• [EXERCISE OBJECTIVE]: How many of the lines contain the string "this"? Give the number, with no other words.

• [DATA SECTION]:
========================================
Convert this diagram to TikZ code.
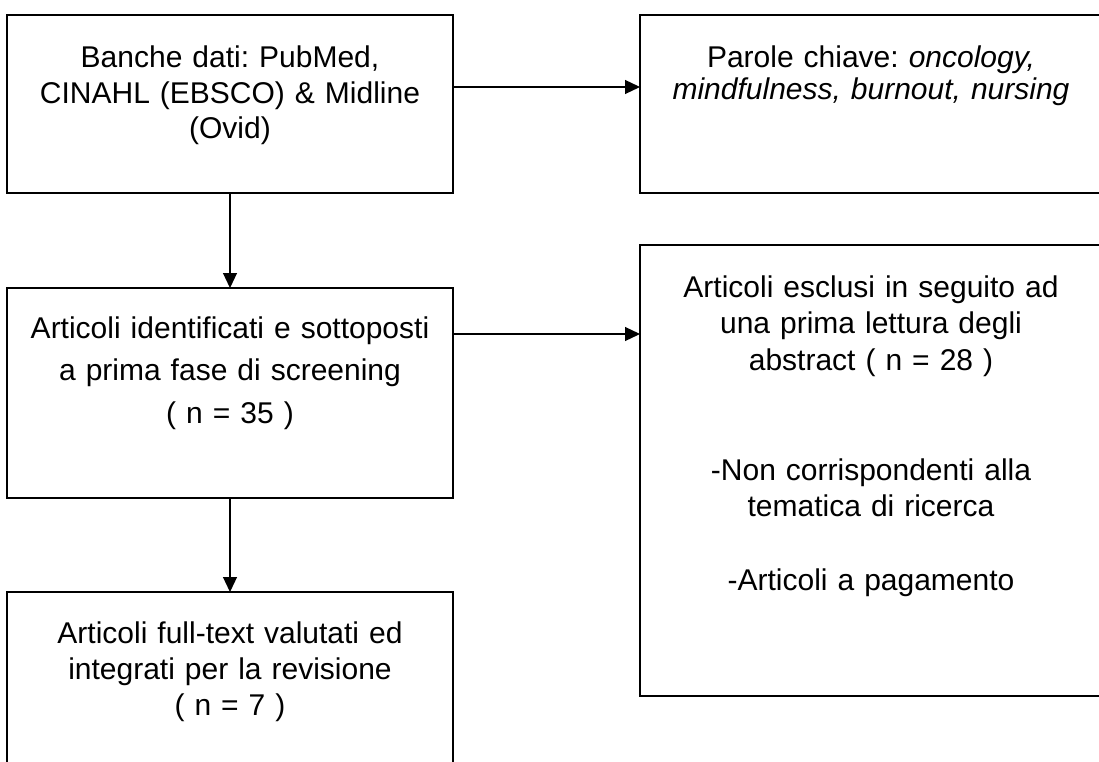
========================================
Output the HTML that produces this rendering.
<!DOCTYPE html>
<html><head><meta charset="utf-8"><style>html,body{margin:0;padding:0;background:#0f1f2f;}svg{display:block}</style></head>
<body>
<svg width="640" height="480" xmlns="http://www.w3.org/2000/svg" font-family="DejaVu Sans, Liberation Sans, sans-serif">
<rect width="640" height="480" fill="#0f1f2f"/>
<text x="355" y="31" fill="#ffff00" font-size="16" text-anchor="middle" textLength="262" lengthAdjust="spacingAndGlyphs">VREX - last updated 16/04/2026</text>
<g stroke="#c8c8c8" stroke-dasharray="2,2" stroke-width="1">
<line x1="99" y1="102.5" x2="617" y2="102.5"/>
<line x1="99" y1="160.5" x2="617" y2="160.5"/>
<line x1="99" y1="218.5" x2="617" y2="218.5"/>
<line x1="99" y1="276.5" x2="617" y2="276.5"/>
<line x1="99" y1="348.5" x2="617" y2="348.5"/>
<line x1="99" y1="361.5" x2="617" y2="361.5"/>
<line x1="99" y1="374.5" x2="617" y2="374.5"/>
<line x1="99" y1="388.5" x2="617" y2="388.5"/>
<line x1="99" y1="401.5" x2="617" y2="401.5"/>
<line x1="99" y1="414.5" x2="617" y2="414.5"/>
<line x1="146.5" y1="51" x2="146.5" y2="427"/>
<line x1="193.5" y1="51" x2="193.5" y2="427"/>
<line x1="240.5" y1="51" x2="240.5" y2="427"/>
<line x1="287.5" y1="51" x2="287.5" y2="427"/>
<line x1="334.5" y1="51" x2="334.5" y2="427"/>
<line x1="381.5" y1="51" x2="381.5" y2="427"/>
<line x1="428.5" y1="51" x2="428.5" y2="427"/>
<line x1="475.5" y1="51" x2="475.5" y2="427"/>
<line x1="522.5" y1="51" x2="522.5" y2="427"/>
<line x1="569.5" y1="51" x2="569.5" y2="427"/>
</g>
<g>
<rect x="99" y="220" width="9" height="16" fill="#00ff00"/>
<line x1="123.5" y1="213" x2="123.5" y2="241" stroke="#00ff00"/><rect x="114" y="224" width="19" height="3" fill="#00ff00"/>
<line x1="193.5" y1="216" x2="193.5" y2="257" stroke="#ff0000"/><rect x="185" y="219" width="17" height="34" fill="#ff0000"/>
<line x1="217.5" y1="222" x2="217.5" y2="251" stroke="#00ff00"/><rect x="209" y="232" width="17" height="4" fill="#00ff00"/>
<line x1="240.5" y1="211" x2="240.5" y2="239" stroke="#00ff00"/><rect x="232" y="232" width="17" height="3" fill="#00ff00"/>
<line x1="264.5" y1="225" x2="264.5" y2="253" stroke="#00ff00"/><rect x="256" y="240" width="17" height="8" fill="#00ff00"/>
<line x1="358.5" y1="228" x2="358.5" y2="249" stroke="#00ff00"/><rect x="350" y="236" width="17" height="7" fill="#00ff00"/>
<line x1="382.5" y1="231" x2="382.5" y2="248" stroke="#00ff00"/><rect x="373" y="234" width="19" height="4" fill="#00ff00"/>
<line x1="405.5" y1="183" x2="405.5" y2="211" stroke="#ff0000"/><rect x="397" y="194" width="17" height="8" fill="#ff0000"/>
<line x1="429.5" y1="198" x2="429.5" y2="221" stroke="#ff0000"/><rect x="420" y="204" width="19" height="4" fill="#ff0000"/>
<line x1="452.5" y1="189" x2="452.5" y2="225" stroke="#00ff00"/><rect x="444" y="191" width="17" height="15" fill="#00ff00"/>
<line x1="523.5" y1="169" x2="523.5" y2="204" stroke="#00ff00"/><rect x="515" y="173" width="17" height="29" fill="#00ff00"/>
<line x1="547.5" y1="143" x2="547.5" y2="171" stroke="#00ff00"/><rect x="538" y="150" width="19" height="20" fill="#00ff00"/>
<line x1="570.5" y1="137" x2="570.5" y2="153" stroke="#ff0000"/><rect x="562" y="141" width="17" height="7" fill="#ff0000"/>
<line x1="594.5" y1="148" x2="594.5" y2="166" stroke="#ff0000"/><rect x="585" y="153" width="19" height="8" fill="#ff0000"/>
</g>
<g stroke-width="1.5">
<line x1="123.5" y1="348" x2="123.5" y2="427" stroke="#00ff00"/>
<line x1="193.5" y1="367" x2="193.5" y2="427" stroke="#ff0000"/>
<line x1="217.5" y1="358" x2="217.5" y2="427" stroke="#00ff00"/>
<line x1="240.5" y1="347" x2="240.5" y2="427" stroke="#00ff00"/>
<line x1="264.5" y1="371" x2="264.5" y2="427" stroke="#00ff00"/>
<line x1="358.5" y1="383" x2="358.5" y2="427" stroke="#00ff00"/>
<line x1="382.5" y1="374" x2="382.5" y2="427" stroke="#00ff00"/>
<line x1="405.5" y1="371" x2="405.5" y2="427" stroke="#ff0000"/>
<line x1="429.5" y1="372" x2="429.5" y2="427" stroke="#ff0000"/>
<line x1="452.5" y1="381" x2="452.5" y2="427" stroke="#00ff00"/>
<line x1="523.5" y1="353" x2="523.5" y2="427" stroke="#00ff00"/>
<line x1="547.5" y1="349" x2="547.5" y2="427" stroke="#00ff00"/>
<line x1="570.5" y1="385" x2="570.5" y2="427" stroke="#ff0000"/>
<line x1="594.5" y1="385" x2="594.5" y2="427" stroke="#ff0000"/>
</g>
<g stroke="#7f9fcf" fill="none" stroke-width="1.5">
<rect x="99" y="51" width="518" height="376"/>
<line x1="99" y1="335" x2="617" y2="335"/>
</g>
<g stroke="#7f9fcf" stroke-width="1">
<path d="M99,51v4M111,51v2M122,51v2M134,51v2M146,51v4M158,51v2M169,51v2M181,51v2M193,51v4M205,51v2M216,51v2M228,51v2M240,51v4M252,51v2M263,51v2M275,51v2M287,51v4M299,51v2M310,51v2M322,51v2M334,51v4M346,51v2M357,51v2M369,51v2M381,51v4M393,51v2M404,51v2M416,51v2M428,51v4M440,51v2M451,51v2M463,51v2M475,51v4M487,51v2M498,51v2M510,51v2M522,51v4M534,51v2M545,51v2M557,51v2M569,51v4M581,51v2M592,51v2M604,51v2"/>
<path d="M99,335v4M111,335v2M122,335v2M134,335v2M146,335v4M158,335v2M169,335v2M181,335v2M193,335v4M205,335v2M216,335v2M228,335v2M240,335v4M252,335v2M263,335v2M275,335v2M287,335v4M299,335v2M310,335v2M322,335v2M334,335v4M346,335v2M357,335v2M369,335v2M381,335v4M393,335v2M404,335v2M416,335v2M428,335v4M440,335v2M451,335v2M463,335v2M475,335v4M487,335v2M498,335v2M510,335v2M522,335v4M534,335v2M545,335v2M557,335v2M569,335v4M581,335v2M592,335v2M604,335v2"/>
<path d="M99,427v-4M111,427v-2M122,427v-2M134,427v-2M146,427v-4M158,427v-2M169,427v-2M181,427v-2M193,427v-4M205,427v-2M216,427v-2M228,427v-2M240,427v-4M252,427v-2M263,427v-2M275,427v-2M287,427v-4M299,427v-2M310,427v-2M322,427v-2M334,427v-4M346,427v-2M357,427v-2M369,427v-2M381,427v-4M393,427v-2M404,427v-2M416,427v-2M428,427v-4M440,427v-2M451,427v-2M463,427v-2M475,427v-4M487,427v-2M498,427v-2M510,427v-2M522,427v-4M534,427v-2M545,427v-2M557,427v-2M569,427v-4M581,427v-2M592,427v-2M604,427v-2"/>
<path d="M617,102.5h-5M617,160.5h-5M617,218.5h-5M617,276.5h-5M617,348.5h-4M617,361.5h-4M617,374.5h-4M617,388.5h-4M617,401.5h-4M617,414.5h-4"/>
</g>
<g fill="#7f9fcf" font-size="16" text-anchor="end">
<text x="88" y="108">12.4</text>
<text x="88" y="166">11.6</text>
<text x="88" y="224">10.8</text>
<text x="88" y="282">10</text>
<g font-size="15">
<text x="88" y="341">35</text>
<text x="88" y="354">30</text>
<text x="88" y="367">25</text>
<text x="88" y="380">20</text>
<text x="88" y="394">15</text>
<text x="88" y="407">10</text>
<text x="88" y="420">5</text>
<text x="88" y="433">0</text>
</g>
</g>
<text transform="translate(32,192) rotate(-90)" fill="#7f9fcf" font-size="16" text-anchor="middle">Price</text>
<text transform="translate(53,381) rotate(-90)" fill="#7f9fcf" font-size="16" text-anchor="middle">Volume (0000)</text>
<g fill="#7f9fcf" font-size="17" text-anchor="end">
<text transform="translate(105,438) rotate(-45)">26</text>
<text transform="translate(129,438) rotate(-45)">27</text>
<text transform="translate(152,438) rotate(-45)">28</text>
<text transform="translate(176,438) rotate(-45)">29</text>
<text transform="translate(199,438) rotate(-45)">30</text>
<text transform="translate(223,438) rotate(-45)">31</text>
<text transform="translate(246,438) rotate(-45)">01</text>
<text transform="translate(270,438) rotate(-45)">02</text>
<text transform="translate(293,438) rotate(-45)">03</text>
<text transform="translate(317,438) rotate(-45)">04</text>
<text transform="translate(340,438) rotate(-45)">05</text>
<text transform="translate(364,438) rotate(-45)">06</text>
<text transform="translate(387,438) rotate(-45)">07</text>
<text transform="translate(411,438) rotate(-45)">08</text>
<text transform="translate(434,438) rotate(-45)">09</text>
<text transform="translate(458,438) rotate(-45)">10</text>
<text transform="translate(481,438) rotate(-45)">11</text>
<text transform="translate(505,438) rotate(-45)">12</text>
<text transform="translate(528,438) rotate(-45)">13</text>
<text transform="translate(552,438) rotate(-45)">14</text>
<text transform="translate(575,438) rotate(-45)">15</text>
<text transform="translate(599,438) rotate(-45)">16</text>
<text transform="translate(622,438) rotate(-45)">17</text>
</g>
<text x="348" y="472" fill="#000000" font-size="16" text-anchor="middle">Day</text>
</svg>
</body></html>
========================================
• [TASK RESPONSE]: 2